** Start of Records for the task **

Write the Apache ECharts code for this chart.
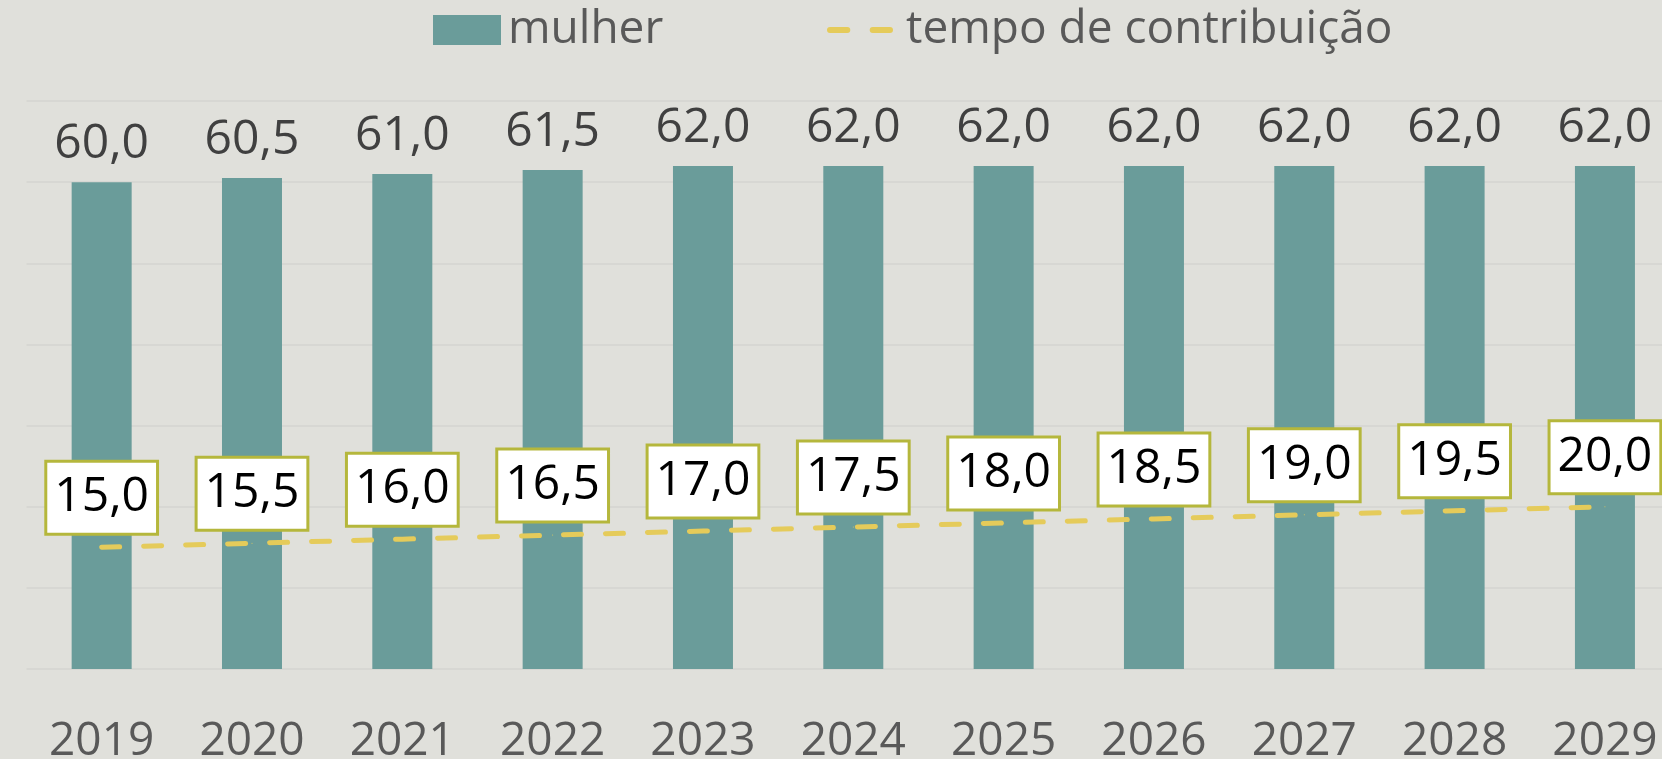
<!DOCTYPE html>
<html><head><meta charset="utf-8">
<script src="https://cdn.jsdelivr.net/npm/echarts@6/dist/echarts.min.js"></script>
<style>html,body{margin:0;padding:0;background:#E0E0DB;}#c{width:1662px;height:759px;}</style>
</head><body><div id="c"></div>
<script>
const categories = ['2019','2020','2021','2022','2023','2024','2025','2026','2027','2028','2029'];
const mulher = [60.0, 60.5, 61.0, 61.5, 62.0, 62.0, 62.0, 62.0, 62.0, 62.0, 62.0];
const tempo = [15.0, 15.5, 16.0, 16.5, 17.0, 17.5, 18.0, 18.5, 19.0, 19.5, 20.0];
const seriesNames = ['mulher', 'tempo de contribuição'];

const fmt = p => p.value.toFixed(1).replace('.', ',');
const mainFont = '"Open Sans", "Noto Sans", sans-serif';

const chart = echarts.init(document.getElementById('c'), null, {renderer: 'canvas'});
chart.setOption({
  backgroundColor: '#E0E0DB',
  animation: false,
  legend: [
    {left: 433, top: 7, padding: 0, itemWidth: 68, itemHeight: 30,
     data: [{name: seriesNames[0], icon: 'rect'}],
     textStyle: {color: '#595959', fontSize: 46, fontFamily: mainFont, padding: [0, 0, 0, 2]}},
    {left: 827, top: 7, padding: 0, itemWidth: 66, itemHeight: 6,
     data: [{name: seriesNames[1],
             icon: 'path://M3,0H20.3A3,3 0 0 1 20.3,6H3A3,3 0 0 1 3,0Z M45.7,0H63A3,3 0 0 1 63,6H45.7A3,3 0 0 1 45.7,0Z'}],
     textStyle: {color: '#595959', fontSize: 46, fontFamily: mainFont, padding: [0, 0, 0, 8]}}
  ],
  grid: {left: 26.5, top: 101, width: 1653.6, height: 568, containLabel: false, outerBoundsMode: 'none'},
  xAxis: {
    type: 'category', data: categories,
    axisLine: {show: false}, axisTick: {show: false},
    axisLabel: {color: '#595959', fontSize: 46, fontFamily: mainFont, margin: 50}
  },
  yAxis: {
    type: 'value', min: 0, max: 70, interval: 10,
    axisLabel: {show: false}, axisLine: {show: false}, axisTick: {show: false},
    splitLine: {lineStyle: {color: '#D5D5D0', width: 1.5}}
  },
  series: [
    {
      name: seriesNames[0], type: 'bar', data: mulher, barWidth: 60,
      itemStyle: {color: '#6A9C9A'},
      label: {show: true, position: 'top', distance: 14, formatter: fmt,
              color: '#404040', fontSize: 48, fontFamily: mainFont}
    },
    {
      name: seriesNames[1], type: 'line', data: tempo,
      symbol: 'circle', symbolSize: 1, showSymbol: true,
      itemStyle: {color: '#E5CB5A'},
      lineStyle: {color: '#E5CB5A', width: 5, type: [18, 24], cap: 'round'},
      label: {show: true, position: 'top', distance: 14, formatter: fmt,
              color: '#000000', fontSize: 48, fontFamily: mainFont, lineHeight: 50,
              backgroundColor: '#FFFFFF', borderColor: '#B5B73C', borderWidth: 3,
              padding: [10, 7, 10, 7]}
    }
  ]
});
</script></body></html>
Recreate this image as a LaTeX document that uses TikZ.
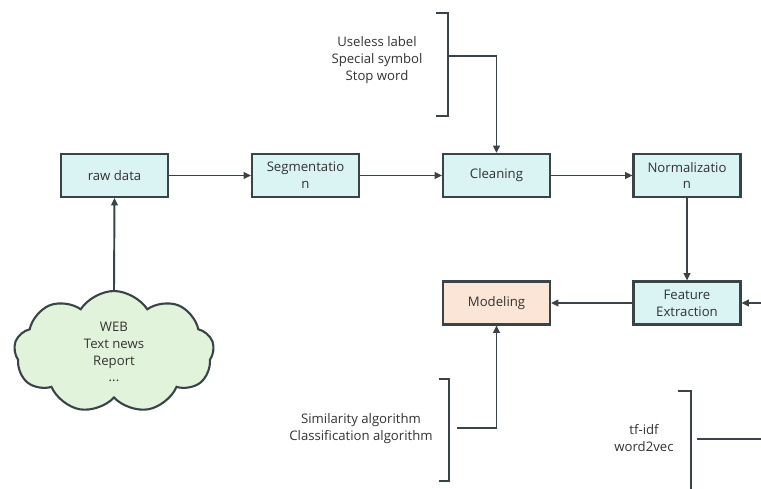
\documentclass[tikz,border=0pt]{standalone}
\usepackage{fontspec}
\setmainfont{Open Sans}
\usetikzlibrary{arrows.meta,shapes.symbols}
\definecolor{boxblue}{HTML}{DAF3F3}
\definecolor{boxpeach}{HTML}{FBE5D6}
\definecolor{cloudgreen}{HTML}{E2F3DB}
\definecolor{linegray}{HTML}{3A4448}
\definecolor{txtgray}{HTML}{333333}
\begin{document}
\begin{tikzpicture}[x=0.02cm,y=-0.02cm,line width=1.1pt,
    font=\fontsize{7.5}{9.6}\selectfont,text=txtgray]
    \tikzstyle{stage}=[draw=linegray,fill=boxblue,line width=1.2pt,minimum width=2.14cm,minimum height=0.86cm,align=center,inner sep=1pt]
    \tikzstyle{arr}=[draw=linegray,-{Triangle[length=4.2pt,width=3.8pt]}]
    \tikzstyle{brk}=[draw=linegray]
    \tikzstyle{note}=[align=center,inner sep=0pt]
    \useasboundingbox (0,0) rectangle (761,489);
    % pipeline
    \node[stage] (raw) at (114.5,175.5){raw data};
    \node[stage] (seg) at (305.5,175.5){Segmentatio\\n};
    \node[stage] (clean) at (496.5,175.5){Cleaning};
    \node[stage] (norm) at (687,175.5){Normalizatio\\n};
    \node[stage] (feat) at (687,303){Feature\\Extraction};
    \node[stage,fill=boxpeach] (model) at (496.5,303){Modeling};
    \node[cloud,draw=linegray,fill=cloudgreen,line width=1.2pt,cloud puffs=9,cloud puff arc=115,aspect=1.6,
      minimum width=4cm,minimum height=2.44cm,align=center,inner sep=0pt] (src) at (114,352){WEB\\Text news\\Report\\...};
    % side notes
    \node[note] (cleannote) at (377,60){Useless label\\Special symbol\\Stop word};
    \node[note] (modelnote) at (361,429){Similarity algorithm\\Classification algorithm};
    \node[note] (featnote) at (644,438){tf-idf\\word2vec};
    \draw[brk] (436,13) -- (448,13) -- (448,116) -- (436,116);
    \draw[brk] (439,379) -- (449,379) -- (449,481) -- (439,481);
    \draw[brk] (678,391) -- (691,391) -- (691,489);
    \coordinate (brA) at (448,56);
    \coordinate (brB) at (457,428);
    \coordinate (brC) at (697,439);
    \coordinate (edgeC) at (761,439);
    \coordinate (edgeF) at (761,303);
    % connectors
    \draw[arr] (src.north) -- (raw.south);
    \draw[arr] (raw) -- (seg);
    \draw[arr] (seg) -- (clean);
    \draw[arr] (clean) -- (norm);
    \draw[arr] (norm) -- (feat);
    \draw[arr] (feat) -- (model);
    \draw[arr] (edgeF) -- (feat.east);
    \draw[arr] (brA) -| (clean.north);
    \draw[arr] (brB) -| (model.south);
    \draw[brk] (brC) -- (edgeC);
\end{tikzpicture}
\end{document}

** End of Records for the task **

Keep the pictures out and write out the records exactly.

Write the Apache ECharts code for this chart.
<!DOCTYPE html>
<html><head><meta charset="utf-8">
<script src="https://cdn.jsdelivr.net/npm/echarts@6/dist/echarts.min.js"></script>
<style>html,body{margin:0;padding:0;background:#E0E0DB;}#c{width:1662px;height:759px;}</style>
</head><body><div id="c"></div>
<script>
const categories = ['2019','2020','2021','2022','2023','2024','2025','2026','2027','2028','2029'];
const mulher = [60.0, 60.5, 61.0, 61.5, 62.0, 62.0, 62.0, 62.0, 62.0, 62.0, 62.0];
const tempo = [15.0, 15.5, 16.0, 16.5, 17.0, 17.5, 18.0, 18.5, 19.0, 19.5, 20.0];
const seriesNames = ['mulher', 'tempo de contribuição'];

const fmt = p => p.value.toFixed(1).replace('.', ',');
const mainFont = '"Open Sans", "Noto Sans", sans-serif';

const chart = echarts.init(document.getElementById('c'), null, {renderer: 'canvas'});
chart.setOption({
  backgroundColor: '#E0E0DB',
  animation: false,
  legend: [
    {left: 433, top: 7, padding: 0, itemWidth: 68, itemHeight: 30,
     data: [{name: seriesNames[0], icon: 'rect'}],
     textStyle: {color: '#595959', fontSize: 46, fontFamily: mainFont, padding: [0, 0, 0, 2]}},
    {left: 827, top: 7, padding: 0, itemWidth: 66, itemHeight: 6,
     data: [{name: seriesNames[1],
             icon: 'path://M3,0H20.3A3,3 0 0 1 20.3,6H3A3,3 0 0 1 3,0Z M45.7,0H63A3,3 0 0 1 63,6H45.7A3,3 0 0 1 45.7,0Z'}],
     textStyle: {color: '#595959', fontSize: 46, fontFamily: mainFont, padding: [0, 0, 0, 8]}}
  ],
  grid: {left: 26.5, top: 101, width: 1653.6, height: 568, containLabel: false, outerBoundsMode: 'none'},
  xAxis: {
    type: 'category', data: categories,
    axisLine: {show: false}, axisTick: {show: false},
    axisLabel: {color: '#595959', fontSize: 46, fontFamily: mainFont, margin: 50}
  },
  yAxis: {
    type: 'value', min: 0, max: 70, interval: 10,
    axisLabel: {show: false}, axisLine: {show: false}, axisTick: {show: false},
    splitLine: {lineStyle: {color: '#D5D5D0', width: 1.5}}
  },
  series: [
    {
      name: seriesNames[0], type: 'bar', data: mulher, barWidth: 60,
      itemStyle: {color: '#6A9C9A'},
      label: {show: true, position: 'top', distance: 14, formatter: fmt,
              color: '#404040', fontSize: 48, fontFamily: mainFont}
    },
    {
      name: seriesNames[1], type: 'line', data: tempo,
      symbol: 'circle', symbolSize: 1, showSymbol: true,
      itemStyle: {color: '#E5CB5A'},
      lineStyle: {color: '#E5CB5A', width: 5, type: [18, 24], cap: 'round'},
      label: {show: true, position: 'top', distance: 14, formatter: fmt,
              color: '#000000', fontSize: 48, fontFamily: mainFont, lineHeight: 50,
              backgroundColor: '#FFFFFF', borderColor: '#B5B73C', borderWidth: 3,
              padding: [10, 7, 10, 7]}
    }
  ]
});
</script></body></html>
Recreate this image as a LaTeX document that uses TikZ.
\documentclass[tikz,border=0pt]{standalone}
\usepackage{fontspec}
\setmainfont{Open Sans}
\usetikzlibrary{arrows.meta,shapes.symbols}
\definecolor{boxblue}{HTML}{DAF3F3}
\definecolor{boxpeach}{HTML}{FBE5D6}
\definecolor{cloudgreen}{HTML}{E2F3DB}
\definecolor{linegray}{HTML}{3A4448}
\definecolor{txtgray}{HTML}{333333}
\begin{document}
\begin{tikzpicture}[x=0.02cm,y=-0.02cm,line width=1.1pt,
    font=\fontsize{7.5}{9.6}\selectfont,text=txtgray]
    \tikzstyle{stage}=[draw=linegray,fill=boxblue,line width=1.2pt,minimum width=2.14cm,minimum height=0.86cm,align=center,inner sep=1pt]
    \tikzstyle{arr}=[draw=linegray,-{Triangle[length=4.2pt,width=3.8pt]}]
    \tikzstyle{brk}=[draw=linegray]
    \tikzstyle{note}=[align=center,inner sep=0pt]
    \useasboundingbox (0,0) rectangle (761,489);
    % pipeline
    \node[stage] (raw) at (114.5,175.5){raw data};
    \node[stage] (seg) at (305.5,175.5){Segmentatio\\n};
    \node[stage] (clean) at (496.5,175.5){Cleaning};
    \node[stage] (norm) at (687,175.5){Normalizatio\\n};
    \node[stage] (feat) at (687,303){Feature\\Extraction};
    \node[stage,fill=boxpeach] (model) at (496.5,303){Modeling};
    \node[cloud,draw=linegray,fill=cloudgreen,line width=1.2pt,cloud puffs=9,cloud puff arc=115,aspect=1.6,
      minimum width=4cm,minimum height=2.44cm,align=center,inner sep=0pt] (src) at (114,352){WEB\\Text news\\Report\\...};
    % side notes
    \node[note] (cleannote) at (377,60){Useless label\\Special symbol\\Stop word};
    \node[note] (modelnote) at (361,429){Similarity algorithm\\Classification algorithm};
    \node[note] (featnote) at (644,438){tf-idf\\word2vec};
    \draw[brk] (436,13) -- (448,13) -- (448,116) -- (436,116);
    \draw[brk] (439,379) -- (449,379) -- (449,481) -- (439,481);
    \draw[brk] (678,391) -- (691,391) -- (691,489);
    \coordinate (brA) at (448,56);
    \coordinate (brB) at (457,428);
    \coordinate (brC) at (697,439);
    \coordinate (edgeC) at (761,439);
    \coordinate (edgeF) at (761,303);
    % connectors
    \draw[arr] (src.north) -- (raw.south);
    \draw[arr] (raw) -- (seg);
    \draw[arr] (seg) -- (clean);
    \draw[arr] (clean) -- (norm);
    \draw[arr] (norm) -- (feat);
    \draw[arr] (feat) -- (model);
    \draw[arr] (edgeF) -- (feat.east);
    \draw[arr] (brA) -| (clean.north);
    \draw[arr] (brB) -| (model.south);
    \draw[brk] (brC) -- (edgeC);
\end{tikzpicture}
\end{document}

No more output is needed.